Lilith Lorraine's "The Cup Bearer"
Posted by:
Roger (IP Logged)
Date: 6 April, 2010 11:02PM
Below is a poem by Lilith Lorraine taken from her collection "Wine of Wonder" (The Book Craft, Dallas TX, 1952). As it's dedicated to CAS, who introduced* the collection (see beneath poem for a note), I figure it should be of interest. If it's already on the site somewhere, sorry for the duplication -- but I'm not finding this poem online, period.
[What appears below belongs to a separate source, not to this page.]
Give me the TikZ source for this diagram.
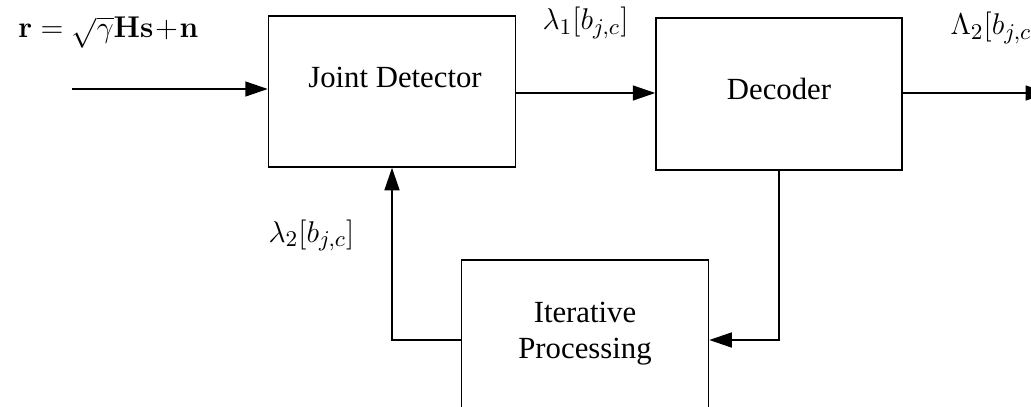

I typed it out myself, so forgive any typos.
The Cup Bearer
(To Clark Ashton Smith)
by Lilith Lorraine
The light of other worlds is in his eyes,
His voice is like a sunken temple chime,
And many a moon that sings before it dies
Has heard him in the catacombs of time
Such souls come only when the cycles close,
When the dark wine of ages mellowed long,
Blends terribly the tiger and the rose,
Seraph and satyr, savagery and song.
Such souls come only when the dreamer wakes
Alone beneath a decomposing sky,
Before the dream dissolves in crystal flakes
To hold new lamps for gods to travel by.
And just before the old dream turns to dust,
He holds again the dark, delirious grail,
The lethean wine of loveliness and lust,
Of tenderness and terror; should he fail
The dream would vanish and the wavering world
Shorn of its wonder, shaken to the core
Back to the "Never-has-been" would be hurled....
Sing with him softly, lest you sing no more.
Note: Smith's introduction to this book appears elsewhere on this site. Of interest is that the 'introduction' actually begins on the dust jacket flap and ends on the back of the jacket! If you have this book and not the dust jacket, you'll wonder where the hell this introduction went as it only lives on the jacket. There are also two much shorter 'introductions', one by Rog Phillips of Amazing Stories.